On 2020-11-09 09:46, Alexey Kardashevskiy wrote:
PCI devices share 4 legacy INTx interrupts from the same PCI host bridge.
Device drivers map/unmap hardware interrupts via irq_create_mapping()/
irq_dispose_mapping(). The problem with that these interrupts are
shared and when performing hot unplug, we need to unmap the interrupt
only when the last device is released.

This reuses already existing irq_desc::kobj for this purpose.
The refcounter is naturally 1 when the descriptor is allocated already;
this adds kobject_get() in places where already existing mapped virq
is returned.

This reorganizes irq_dispose_mapping() to release the kobj and let
the release callback do the cleanup.

As kobject_put() is called directly now (not via RCU), it can also handle
the early boot case (irq_kobj_base==NULL) with the help of
the kobject::state_in_sysfs flag and without additional irq_sysfs_del().
While at this, clean up the comment at where irq_sysfs_del() was called.

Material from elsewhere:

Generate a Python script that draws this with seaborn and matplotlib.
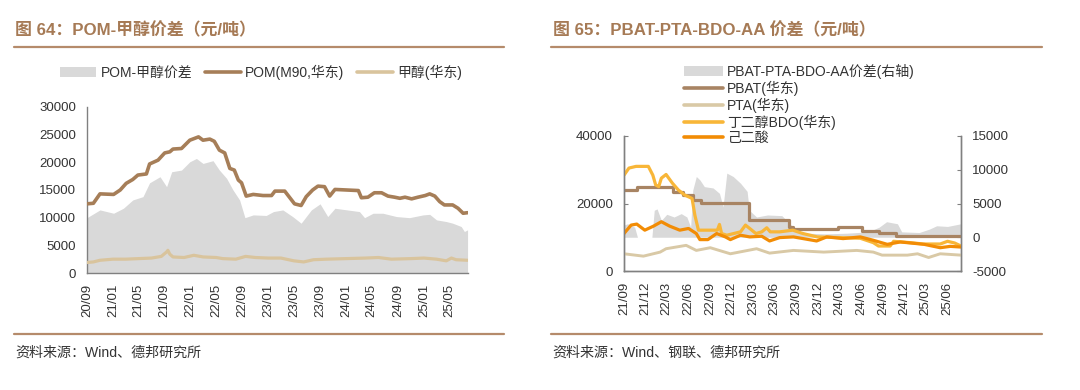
import matplotlib
matplotlib.use("Agg")
import matplotlib.pyplot as plt
import matplotlib.dates as mdates
from matplotlib.patches import Patch
from matplotlib.lines import Line2D
import pandas as pd
import seaborn as sns

sns.set_theme(style="white")
plt.rcParams['font.family'] = ['Liberation Sans', 'Noto Sans CJK SC']
plt.rcParams['axes.unicode_minus'] = False

# ---------------- data: left chart (POM) ----------------
pom_dates = ["2020-09-01", "2020-10-01", "2020-11-01", "2021-01-04", "2021-02-04", "2021-03-04",
             "2021-04-04", "2021-04-28", "2021-06-07", "2021-06-22", "2021-08-01", "2021-09-01",
             "2021-09-25", "2021-10-10", "2021-11-19", "2021-12-28", "2022-02-07", "2022-02-28",
             "2022-04-01", "2022-04-22", "2022-05-16", "2022-06-10", "2022-07-04", "2022-07-25",
             "2022-08-13", "2022-08-28", "2022-09-19", "2022-10-22", "2022-12-07", "2023-01-16",
             "2023-02-01", "2023-03-19", "2023-04-10", "2023-05-04", "2023-06-04", "2023-06-28",
             "2023-07-28", "2023-08-22", "2023-09-22", "2023-10-16", "2023-11-10", "2024-01-04",
             "2024-02-28", "2024-03-13", "2024-04-13", "2024-05-13", "2024-06-16", "2024-07-16",
             "2024-08-16", "2024-09-10", "2024-10-04", "2024-11-04", "2024-12-04", "2025-01-07",
             "2025-01-28", "2025-02-21", "2025-03-16", "2025-04-07", "2025-05-16", "2025-06-10",
             "2025-07-04", "2025-07-25"]
pom_values = [12500, 12600, 14300, 14200, 15000, 16200, 16900, 17700, 17900, 19700, 20400, 21700,
              21900, 22400, 22500, 24000, 24600, 24000, 24200, 23800, 22200, 21700, 18900, 18600,
              16800, 16300, 13900, 14200, 14000, 14000, 14800, 14800, 13700, 12500, 12200, 13800,
              15000, 15700, 15600, 13900, 15100, 15000, 14900, 13600, 13700, 14500, 14500, 13900,
              13700, 13500, 13700, 13400, 13700, 14000, 14300, 13900, 12900, 12300, 12300, 11700,
              10800, 10900]

meoh_dates = ["2020-09-01", "2020-10-01", "2020-11-01", "2021-01-01", "2021-03-01", "2021-05-01",
              "2021-07-01", "2021-08-16", "2021-09-10", "2021-09-16", "2021-09-25", "2021-10-10",
              "2021-12-01", "2022-01-16", "2022-03-01", "2022-05-01", "2022-06-01", "2022-08-01",
              "2022-09-16", "2022-11-01", "2023-01-01", "2023-03-01", "2023-05-01", "2023-06-16",
              "2023-08-01", "2023-10-01", "2024-01-01", "2024-04-01", "2024-06-01", "2024-08-01",
              "2024-11-01", "2025-01-01", "2025-03-01", "2025-04-16", "2025-05-10", "2025-06-01",
              "2025-07-25"]
meoh_values = [1900, 2000, 2300, 2500, 2500, 2600, 2700, 3000, 3800, 4100, 3400, 2900,
               2800, 3200, 2900, 2800, 2600, 2500, 3000, 2800, 2700, 2700, 2200, 2000,
               2400, 2500, 2600, 2700, 2800, 2500, 2600, 2700, 2500, 2200, 2700, 2400, 2300]

spread_dates = ["2020-09-01", "2020-11-01", "2021-01-04", "2021-02-19", "2021-04-04", "2021-05-22",
                "2021-06-22", "2021-08-10", "2021-09-10", "2021-10-04", "2021-11-19", "2021-12-28",
                "2022-01-28", "2022-02-28", "2022-04-16", "2022-05-16", "2022-06-19", "2022-07-19",
                "2022-08-19", "2022-09-13", "2022-10-22", "2022-12-22", "2023-01-25", "2023-03-10",
                "2023-04-25", "2023-06-04", "2023-07-22", "2023-09-01", "2023-10-07", "2023-11-10",
                "2024-03-04", "2024-03-28", "2024-05-07", "2024-06-22", "2024-08-25", "2024-10-25",
                "2024-12-28", "2025-01-28", "2025-03-01", "2025-04-16", "2025-05-16", "2025-06-25",
                "2025-07-10", "2025-07-25"]
spread_values = [10000, 11400, 10800, 11700, 13200, 13800, 16300, 17400, 15600, 18300, 18600, 20100,
                 20700, 19800, 20300, 18600, 17100, 15000, 13200, 10000, 10500, 10400, 11100, 11400,
                 10200, 9000, 11400, 12500, 10200, 11700, 11100, 10000, 10800, 10800, 10200, 10000,
                 10500, 10600, 9600, 9300, 9000, 8400, 7500, 7800]

# ---------------- data: right chart (PBAT) ----------------
pbat_dates = ["2021-09-01", "2021-10-25", "2022-03-28", "2022-05-10", "2022-06-19", "2022-07-25",
              "2023-02-13", "2023-08-01", "2023-08-19", "2024-02-25", "2024-06-04", "2024-08-16",
              "2024-10-25", "2025-07-28"]
pbat_values = [24000, 25000, 23400, 22500, 21000, 20200, 15200, 13100, 12300, 12900, 11800, 11200,
               10500, 10500]

pta_dates = ["2021-09-01", "2021-11-22", "2022-02-01", "2022-02-26", "2022-05-22", "2022-07-04",
             "2022-09-01", "2022-11-25", "2023-03-16", "2023-05-10", "2023-08-19", "2023-12-25",
             "2024-05-13", "2024-07-22", "2024-08-28", "2024-12-13", "2025-01-25", "2025-03-13",
             "2025-05-01", "2025-07-28"]
pta_values = [5100, 4400, 5600, 6600, 7600, 6100, 6900, 5100, 6600, 5300, 6100, 5600,
              6100, 5600, 4700, 4700, 5100, 4000, 5100, 4700]

bdo_dates = ["2021-09-01", "2021-09-22", "2021-10-22", "2021-12-13", "2022-01-01", "2022-01-13",
             "2022-01-26", "2022-02-06", "2022-02-26", "2022-03-25", "2022-04-19", "2022-05-16",
             "2022-06-16", "2022-06-28", "2022-07-13", "2022-10-01", "2022-10-10", "2022-10-19",
             "2022-11-10", "2023-01-07", "2023-01-28", "2023-02-15", "2023-03-13", "2023-04-07",
             "2023-04-28", "2023-05-13", "2023-06-22", "2023-08-16", "2023-09-28", "2023-11-28",
             "2024-03-04", "2024-05-28", "2024-07-22", "2024-08-13", "2024-10-01", "2024-10-16",
             "2024-12-25", "2025-02-19", "2025-05-01", "2025-06-01", "2025-07-01", "2025-07-28"]
bdo_values = [28400, 30500, 31000, 31000, 28400, 25500, 25000, 27500, 28600, 26000, 24000, 22500,
              21500, 16500, 12100, 12100, 13800, 11100, 10600, 11600, 13600, 12600, 11100, 11600,
              12800, 11600, 11600, 12100, 11100, 10100, 9900, 9700, 8400, 7400, 7400, 8800,
              8400, 8000, 8000, 8800, 8300, 7400]

aa_dates = ["2021-09-01", "2021-10-01", "2021-10-25", "2021-11-28", "2022-01-04", "2022-02-06",
            "2022-03-13", "2022-04-25", "2022-06-01", "2022-07-04", "2022-07-19", "2022-08-22",
            "2022-09-28", "2022-11-04", "2022-11-25", "2023-01-07", "2023-02-15", "2023-04-07",
            "2023-05-10", "2023-06-22", "2023-08-19", "2023-11-25", "2024-01-07", "2024-03-16",
            "2024-05-28", "2024-07-22", "2024-09-19", "2024-11-13", "2025-02-22", "2025-05-01",
            "2025-06-13", "2025-07-28"]
aa_values = [11100, 13600, 13900, 12100, 13300, 14600, 13300, 12100, 12600, 11100, 9300, 9300,
             11100, 10100, 9300, 10600, 10100, 10300, 8900, 9900, 10100, 8900, 10100, 9600,
             10100, 9100, 7900, 8600, 7900, 6900, 7300, 7100]

gap_dates = ["2021-09-01", "2021-09-16", "2021-10-16", "2021-10-28", "2021-12-28", "2022-01-07",
             "2022-01-19", "2022-02-06", "2022-03-01", "2022-04-01", "2022-05-01", "2022-05-25",
             "2022-06-10", "2022-06-19", "2022-07-04", "2022-07-19", "2022-08-07", "2022-09-13",
             "2022-10-10", "2022-10-25", "2022-11-10", "2022-12-07", "2023-01-07", "2023-02-04",
             "2023-02-13", "2023-03-16", "2023-05-01", "2023-07-01", "2023-08-04", "2023-09-01",
             "2023-10-16", "2024-01-01", "2024-04-01", "2024-07-01", "2024-08-16", "2024-09-16",
             "2024-11-01", "2024-11-19", "2025-02-01", "2025-03-16", "2025-04-16", "2025-06-01",
             "2025-07-28"]
gap_values = [1800, 2000, 1500, 0, 0, 4000, 4200, 2500, 3400, 3000, 3500, 3000,
              1500, 7000, 9000, 8500, 7500, 7300, 6500, 4500, 9500, 9000, 8000, 6800,
              4000, 3000, 3300, 3200, 2000, 1000, 600, 500, 600, 800, 1500, 2300,
              2000, 800, 700, 1200, 1700, 1600, 2000]

left_yticks = [0, 5000, 10000, 15000, 20000, 25000, 30000]
right_yticks_l = [0, 20000, 40000]
right_yticks_r = [-5000, 0, 5000, 10000, 15000]

# ---------------- styles ----------------
BROWN = "#A67E58"
TAN = "#D9C49D"
GRAY = "#D9D9D9"
PBAT_C = "#A88463"
PTA_C = "#D9C9A6"
BDO_C = "#F8B638"
AA_C = "#F28C05"
TITLE_C = "#A67A55"
RULE_C = "#B58B6B"
TXT = "#333333"
SPINE = "#808080"

W, H = 1080, 390
fig = plt.figure(figsize=(W / 100, H / 100), dpi=100)
fig.patch.set_facecolor("white")


def df_of(dates, values):
    return pd.DataFrame({"date": pd.to_datetime(dates), "value": values})


def style_axis(ax, spines):
    for side in ["left", "right", "top", "bottom"]:
        ax.spines[side].set_visible(side in spines)
        ax.spines[side].set_color(SPINE)
        ax.spines[side].set_linewidth(1.0)
    ax.tick_params(axis="both", direction="in", length=3, width=0.8, color=SPINE,
                   labelsize=9.5, labelcolor=TXT, pad=8)
    ax.set_xlabel("")
    ax.set_ylabel("")
    ax.grid(False)


# ---------------- left chart ----------------
axL = fig.add_axes([87 / W, 1 - 273 / H, (468 - 87) / W, (273 - 107) / H])
sp = df_of(spread_dates, spread_values)
axL.fill_between(sp["date"], 0, sp["value"], color=GRAY, linewidth=0, zorder=1)
sns.lineplot(data=df_of(pom_dates, pom_values), x="date", y="value", ax=axL,
             color=BROWN, linewidth=2.6, zorder=3)
sns.lineplot(data=df_of(meoh_dates, meoh_values), x="date", y="value", ax=axL,
             color=TAN, linewidth=2.3, zorder=3)
axL.set_ylim(0, 30000)
axL.set_yticks(left_yticks)
axL.set_xlim(pd.Timestamp("2020-09-01"), pd.Timestamp("2025-07-27"))
axL.xaxis.set_major_locator(mdates.MonthLocator(bymonth=[1, 5, 9]))
axL.xaxis.set_major_formatter(mdates.DateFormatter("%y/%m"))
style_axis(axL, ["left", "bottom"])
for lab in axL.get_xticklabels():
    lab.set_rotation(90)

handlesL = [Patch(facecolor=GRAY, edgecolor="none"),
            Line2D([], [], color=BROWN, lw=2.6),
            Line2D([], [], color=TAN, lw=2.6)]
labelsL = ["POM-甲醇价差", "POM(M90,华东)", "甲醇(华东)"]
fig.legend(handlesL, labelsL, loc="center", bbox_to_anchor=(261 / W, 1 - 72 / H), ncol=3,
           frameon=False, fontsize=10, handlelength=2.6, handletextpad=0.3, columnspacing=0.9,
           labelcolor=TXT)

# ---------------- right chart ----------------
axR = fig.add_axes([624 / W, 1 - 271 / H, (961 - 624) / W, (271 - 136) / H])
axR2 = axR.twinx()
gp = df_of(gap_dates, gap_values)
axR2.fill_between(gp["date"], 0, gp["value"], color=GRAY, linewidth=0)
axR2.set_ylim(-5000, 15000)
axR2.set_yticks(right_yticks_r)
axR.set_zorder(axR2.get_zorder() + 1)
axR.patch.set_visible(False)

sns.lineplot(data=df_of(pta_dates, pta_values), x="date", y="value", ax=axR,
             color=PTA_C, linewidth=2.1)
sns.lineplot(data=df_of(pbat_dates, pbat_values), x="date", y="value", ax=axR,
             color=PBAT_C, linewidth=2.3, drawstyle="steps-post")
sns.lineplot(data=df_of(bdo_dates, bdo_values), x="date", y="value", ax=axR,
             color=BDO_C, linewidth=2.3)
sns.lineplot(data=df_of(aa_dates, aa_values), x="date", y="value", ax=axR,
             color=AA_C, linewidth=2.3)
axR.set_ylim(0, 40000)
axR.set_yticks(right_yticks_l)
axR.set_xlim(pd.Timestamp("2021-09-01"), pd.Timestamp("2025-07-28"))
axR.xaxis.set_major_locator(mdates.MonthLocator(bymonth=[3, 6, 9, 12]))
axR.xaxis.set_major_formatter(mdates.DateFormatter("%y/%m"))
style_axis(axR, ["left", "bottom", "right"])
style_axis(axR2, ["left", "bottom", "right"])
axR2.tick_params(axis="x", length=0)
for lab in axR.get_xticklabels():
    lab.set_rotation(90)

handlesR = [Patch(facecolor=GRAY, edgecolor="none"),
            Line2D([], [], color=PBAT_C, lw=2.6),
            Line2D([], [], color=PTA_C, lw=2.6),
            Line2D([], [], color=BDO_C, lw=2.6),
            Line2D([], [], color=AA_C, lw=2.6)]
labelsR = ["PBAT-PTA-BDO-AA价差(右轴)", "PBAT(华东)", "PTA(华东)", "丁二醇BDO(华东)", "己二酸"]
fig.legend(handlesR, labelsR, loc="upper left", bbox_to_anchor=(677 / W, 1 - 57 / H), ncol=1,
           frameon=False, fontsize=10, handlelength=2.8, handletextpad=0.3, labelspacing=0.12,
           labelcolor=TXT, borderpad=0)

# ---------------- titles, rules, sources ----------------
fig.text(15 / W, 1 - 30 / H, "图 64：POM-甲醇价差（元/吨）", fontsize=12.2, fontweight="bold",
         color=TITLE_C, ha="left", va="center")
fig.text(553 / W, 1 - 30 / H, "图 65：PBAT-PTA-BDO-AA 价差（元/吨）", fontsize=12.2,
         fontweight="bold", color=TITLE_C, ha="left", va="center")
for x0, x1 in [(14, 504), (551, 1042)]:
    fig.add_artist(Line2D([x0 / W, x1 / W], [1 - 47 / H] * 2, color=RULE_C, lw=1.6))
    fig.add_artist(Line2D([x0 / W, x1 / W], [1 - 334 / H] * 2, color=RULE_C, lw=1.6))
fig.text(15 / W, 1 - 353 / H, "资料来源：Wind、德邦研究所", fontsize=10.1, color=TXT,
         ha="left", va="center")
fig.text(552 / W, 1 - 353 / H, "资料来源：Wind、钢联、德邦研究所", fontsize=10.1, color=TXT,
         ha="left", va="center")

fig.savefig("out.png", dpi=100, facecolor="white")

Quick grep shows no sign of irq reference counting in drivers. Drivers
typically request mapping when probing and dispose it when removing;
platforms tend to dispose only if setup failed and the rest seems
calling one dispose per one mapping. Except (at least) PPC/pseries
which needs https://lkml.org/lkml/2020/10/27/259

Cc: Cédric Le Goater <clg@xxxxxxxx>
Cc: Marc Zyngier <maz@xxxxxxxxxx>
Cc: Michael Ellerman <mpe@xxxxxxxxxxxxxx>
Cc: Qian Cai <cai@xxxxxx>
Cc: Rob Herring <robh@xxxxxxxxxx>
Cc: Frederic Barrat <fbarrat@xxxxxxxxxxxxx>
Cc: Michal Suchánek <msuchanek@xxxxxxx>
Cc: Thomas Gleixner <tglx@xxxxxxxxxxxxx>
Signed-off-by: Alexey Kardashevskiy <aik@xxxxxxxxx>
---

This is what it is fixing for powerpc:

There was a comment about whether hierarchical IRQ domains should
contribute to this reference counter and I need some help here as
I cannot see why.
It is reverse now - IRQs contribute to domain->mapcount and
irq_domain_associate/irq_domain_disassociate take necessary steps to
keep this counter in order. What might be missing is that if we have
cascade of IRQs (as in the IOAPIC example from
Documentation/core-api/irq/irq-domain.rst ), then a parent IRQ should
contribute to the children IRQs and it is up to
irq_domain_ops::alloc/free hooks, and they all seem to be eventually
calling irq_domain_alloc_irqs_xxx/irq_domain_free_irqs_xxx which seems
right.

Documentation/core-api/irq/irq-domain.rst also suggests there is a lot
to see in debugfs about IRQs but on my thinkpad there nothing about
hierarchy.

So I'll ask again :)

What is the easiest way to get irq-hierarchical hardware?
I have a bunch of powerpc boxes (no good) but also a raspberry pi,
a bunch of 32/64bit orange pi's, an "armada" arm box,
thinkpads - is any of this good for the task?

If your HW doesn't require an interrupt hierarchy, run VMs!
Booting an arm64 guest with virtual PCI devices will result in
hierarchies being created (PCI-MSI -> GIC MSI widget -> GIC).
You can use KVM, or even bare QEMU on x86 if you are so inclined.

I'll try to go through this patch over the week-end (or more probably
early next week), and try to understand where our understandings
differ.

Thanks,

M.
--
Jazz is not dead. It just smells funny...